DNA science has solved another cold case.
This time it was the 1999 murder of Louisiana State University student Kassie Federer which has finally been closed.
Federer was only 19 and studying psychology at LSU when she was shot to death by an unknown attacker inside the Park Boulevard apartment she shared with her roommate around 3:30 p.m. on Sept. 13, 1999, WAFB reported.
Law enforcement officials said her attacker broke through a dead-bolted door and chased the teen student around the apartment before finally fatally shooting her, according to the Daily Beast.
“It does appear that she had time to grab a phone in an attempt to call 911,” one police officer told America’s Most Wanted, according to WBRZ.
WBRZ reported that Federer was attacked after coming home from school. Her apartment was not ransacked, which suggests the attack was not motivated by robbery.
Further, Federer’s body was fully clothed, which seemed to rule out a sex-based assault.
The only thing missing from her apartment was her knapsack.
Her dog was shut inside her bedroom, and the lights were on when the building manager found the body about an hour after the crime had occurred.
The only piece of evidence, besides the body itself, was a single glove which did not belong to either of the apartment’s residents, Fox News reported.

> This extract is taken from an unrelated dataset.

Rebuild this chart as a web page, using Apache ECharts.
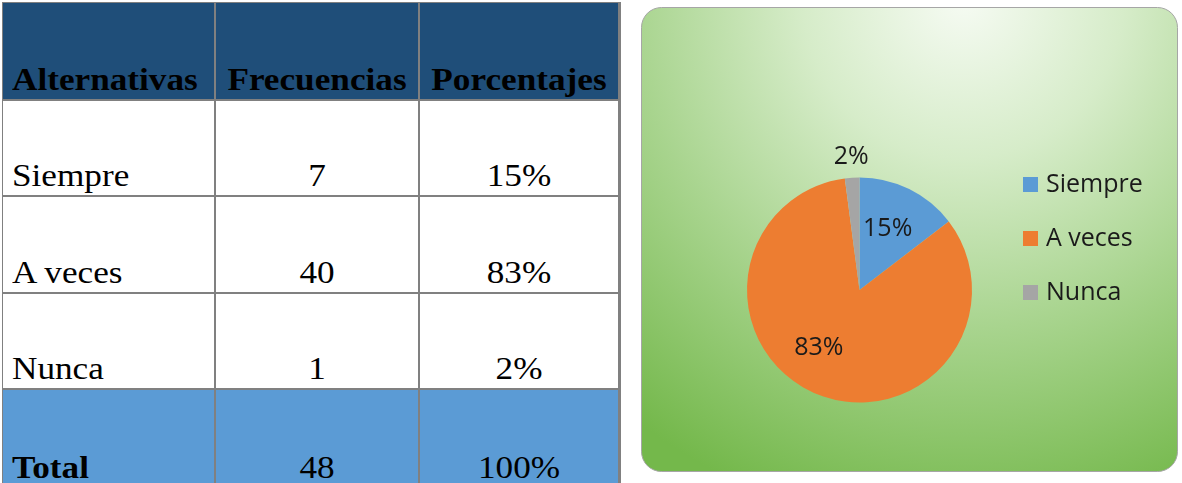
<!DOCTYPE html>
<html>
<head>
<meta charset="utf-8">
<script src="https://cdn.jsdelivr.net/npm/echarts@6/dist/echarts.min.js"></script>
<style>
  html, body { margin:0; padding:0; background:#ffffff; }
  #wrap { position:relative; width:1182px; height:483px; overflow:hidden; }
  #chart { position:absolute; left:0; top:0; width:1182px; height:483px; }
  #tbl { position:absolute; left:2px; top:2px; width:619px; height:486px; background:#808080; }
  .cell { position:absolute; overflow:hidden; }
  .txt { position:absolute; bottom:4px; font-family:"Liberation Serif","Times New Roman",serif; font-size:32px; line-height:32px; color:#000; white-space:nowrap; }
  .l { left:9px; transform:scaleX(1.1); transform-origin:left bottom; }
  .c { left:0; right:0; text-align:center; transform:scaleX(1.1); transform-origin:center bottom; }
  .b { font-weight:bold; }
</style>
</head>
<body>
<div id="wrap">
  <div id="chart"></div>
  <div id="tbl"></div>
</div>
<script>
// ---- data ----
const headers = ['Alternativas', 'Frecuencias', 'Porcentajes'];
const categories = ['Siempre', 'A veces', 'Nunca'];
const frequencies = [7, 40, 1];
const percentages = ['15%', '83%', '2%'];
const totalLabel = 'Total';
const totalFrequency = 48;
const totalPercentage = '100%';
const pieColors = ['#5B9BD5', '#ED7D31', '#A5A5A5'];

// ---- table (HTML) ----
const colEdges = [0, 213, 417, 617];
const rowEdges = [0, 98, 194, 291, 387, 486];
const rows = [
  { cells: headers, bg: '#1F4E79', bold: [true, true, true] }
];
categories.forEach((c, i) => rows.push({ cells: [c, String(frequencies[i]), percentages[i]], bg: '#FFFFFF', bold: [false, false, false] }));
rows.push({ cells: [totalLabel, String(totalFrequency), totalPercentage], bg: '#5B9BD5', bold: [true, false, false] });

const tbl = document.getElementById('tbl');
rows.forEach((row, r) => {
  row.cells.forEach((txt, c) => {
    const cell = document.createElement('div');
    cell.className = 'cell';
    const x0 = colEdges[c], x1 = colEdges[c + 1];
    const y0 = rowEdges[r], y1 = rowEdges[r + 1];
    cell.style.left = (x0 + 1) + 'px';
    cell.style.top = (y0 + 1) + 'px';
    cell.style.width = (x1 - x0 - 2) + 'px';
    cell.style.height = (y1 - y0 - 2) + 'px';
    cell.style.background = row.bg;
    const s = document.createElement('span');
    s.className = 'txt ' + (c === 0 ? 'l' : 'c') + (row.bold[c] ? ' b' : '');
    s.textContent = txt;
    cell.appendChild(s);
    tbl.appendChild(cell);
  });
});

// ---- pie chart (ECharts) ----
const chart = echarts.init(document.getElementById('chart'), null, { renderer: 'canvas' });
const labelFont = { fontFamily: '"Open Sans", sans-serif', fontSize: 25, color: '#1a1a1a' };

const labelTweaks = [
  { position: 'inside', offset: [2, -8] },
  { position: 'inside', offset: [-18, 3] },
  { position: 'outside', offset: [23, 1] }
];

const pieData = categories.map((name, i) => ({
  name: name,
  value: frequencies[i],
  itemStyle: { color: pieColors[i] },
  label: labelTweaks[i],
  labelLine: { show: false, length: 22, length2: 0 }
}));

chart.setOption({
  animation: false,
  graphic: [{
    type: 'rect',
    left: 641, top: 7,
    silent: true,
    z: 0,
    shape: { width: 536, height: 464, r: 20 },
    style: {
      fill: new echarts.graphic.RadialGradient(0.6, -0.02, 1.15, [
        { offset: 0, color: '#f6fbf3' },
        { offset: 0.3, color: '#d6ecc9' },
        { offset: 0.62, color: '#a8d48e' },
        { offset: 1, color: '#74b84b' }
      ]),
      stroke: '#a6a6a6',
      lineWidth: 1
    }
  }],
  legend: {
    orient: 'vertical',
    left: 1023,
    top: 172,
    padding: 0,
    itemWidth: 15,
    itemHeight: 15,
    itemGap: 29,
    icon: 'rect',
    data: categories,
    textStyle: { fontFamily: '"Open Sans", sans-serif', fontSize: 25, lineHeight: 25, color: '#1a1a1a', padding: [0, 0, 0, 3] }
  },
  series: [{
    type: 'pie',
    center: [859.5, 290],
    radius: [0, 112.5],
    startAngle: 90,
    clockwise: true,
    avoidLabelOverlap: false,
    z: 2,
    label: Object.assign({ show: true, formatter: p => Math.round(p.percent) + '%' }, labelFont),
    labelLine: { show: false },
    emphasis: { disabled: true },
    data: pieData
  }]
});
</script>
</body>
</html>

19 Years Later, DNA Identifies the Killer
After 19 years, DNA science has developed to the point where the trace amounts left inside the glove found at the scene could be processed. And the DNA, when tested, returned a match.
The suspect is a 49-year multiple rapist and murderer named Travis Green.
On Oct. 16, Baton Rouge police Sgt. Don Coppola Jr. announced that an arrest warrant had been issued for Green on charges of first-degree murder and aggravated burglary in Baton Rouge related to the 1999 crime, the Beaumont Enterprise reported.
Green is currently on death row in Livingston Texas jail for raping and murdering a 19-year-old girl in Houston, Texas, just 11 days before killing Federer. He was also convicted of raping and murdering an 82-year-old woman.
Because Green will be in prison for the rest of his life, East Baton Rouge District Attorney Hillar Moore does not plan to try green, WAFB reported. That way, Federer’s family will be spared the ordeal of reliving their daughter’s death through a trial.
Case Closed but Pain Lingers
“I feel like this is closing this part, but nothing’s going to ever close the hole in my heart,” Kassie’s mother Debby Durapau told The Daily Beast.
“I don’t know what closure is. This is something I don’t think I’ll ever come back from. I think of her every day.”
Durapau told WAFB, “That’s been the hardest thing for me. I know that she’s gone, I know she’s not coming back, but just the thought that someone shot my daughter at about 3:30 in the afternoon in her apartment.
“People say, ‘Oh just wrong place.’ No, she was in the right place. That person came into her place.”
“It’s been a long time coming,” Kassie’s father, Warren Federer, told The Daily Beast.
“It’s a big burden off of us. We know he’s not going to be out there doing that to somebody else’s daughter.”
“I want to thank everyone for their prayers and comments. I am still numb and don’t know how I will feel tomorrow,” Federer said.
“My wife and I, Debby and her husband, our sons, and everyone else whose lives ever crossed paths with Kassie’s have waited a long time for some answers.”